Keywords: robustness, knowledge acquisition, knowledge graphs, factual retrieval, multi-hop reasoning
TL;DR: We introduce RANK, a testbed for evaluating knowledge acquisition robustness, and use it to study the extent to which SFT and ICL enable language models to reason over newly acquired knowledge
Abstract: Language models acquire vast knowledge during pretraining, but adding new knowledge to pre-trained models often lacks robustness—models can retrieve individual facts but struggle with multi-hop reasoning over newly acquired knowledge and its implications. To systematically study this robustness gap, we introduce RANK (Robust Acquisition of New Knowledge), a testbed using synthetic knowledge graphs to evaluate knowledge acquisition via $k$-hop reasoning tasks of increasing complexity.
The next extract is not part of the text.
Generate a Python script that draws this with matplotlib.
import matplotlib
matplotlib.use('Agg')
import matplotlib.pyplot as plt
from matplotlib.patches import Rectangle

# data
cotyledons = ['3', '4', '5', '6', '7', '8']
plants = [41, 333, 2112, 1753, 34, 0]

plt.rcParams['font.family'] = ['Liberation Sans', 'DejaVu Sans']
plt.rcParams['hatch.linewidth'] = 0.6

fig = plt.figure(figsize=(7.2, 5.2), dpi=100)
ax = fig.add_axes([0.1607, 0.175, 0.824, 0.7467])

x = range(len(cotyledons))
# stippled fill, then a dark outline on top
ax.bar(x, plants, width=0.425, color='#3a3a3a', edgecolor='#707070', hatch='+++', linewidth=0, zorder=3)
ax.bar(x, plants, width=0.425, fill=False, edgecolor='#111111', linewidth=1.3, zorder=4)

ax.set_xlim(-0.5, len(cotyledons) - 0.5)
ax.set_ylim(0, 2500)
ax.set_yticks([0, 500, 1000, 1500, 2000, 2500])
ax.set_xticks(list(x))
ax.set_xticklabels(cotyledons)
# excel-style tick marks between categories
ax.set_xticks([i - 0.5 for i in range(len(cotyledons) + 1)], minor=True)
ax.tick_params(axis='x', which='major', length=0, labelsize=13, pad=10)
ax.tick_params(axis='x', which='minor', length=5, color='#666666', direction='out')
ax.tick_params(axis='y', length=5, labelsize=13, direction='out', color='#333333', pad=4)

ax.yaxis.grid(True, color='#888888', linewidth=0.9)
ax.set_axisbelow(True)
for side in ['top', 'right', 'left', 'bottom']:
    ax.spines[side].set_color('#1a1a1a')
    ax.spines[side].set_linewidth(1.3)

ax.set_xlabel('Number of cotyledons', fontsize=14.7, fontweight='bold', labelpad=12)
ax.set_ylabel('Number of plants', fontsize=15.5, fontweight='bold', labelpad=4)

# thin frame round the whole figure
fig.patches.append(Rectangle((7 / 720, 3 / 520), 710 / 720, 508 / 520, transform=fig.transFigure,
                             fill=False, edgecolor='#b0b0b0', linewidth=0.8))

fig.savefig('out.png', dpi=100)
Our evaluation of supervised fine-tuning (SFT) and in-context learning (ICL) using RANK reveals that ICL performance degrades with reasoning complexity and knowledge scale, while SFT trained on simple facts fails completely at multi-hop reasoning. However, we find that increasing training data diversity induces a sharp phase transition of fine-tuned models from memorization to out-of-distribution generalization. More generally, RANK enables controlled experiments that reveal insights into knowledge acquisition robustness.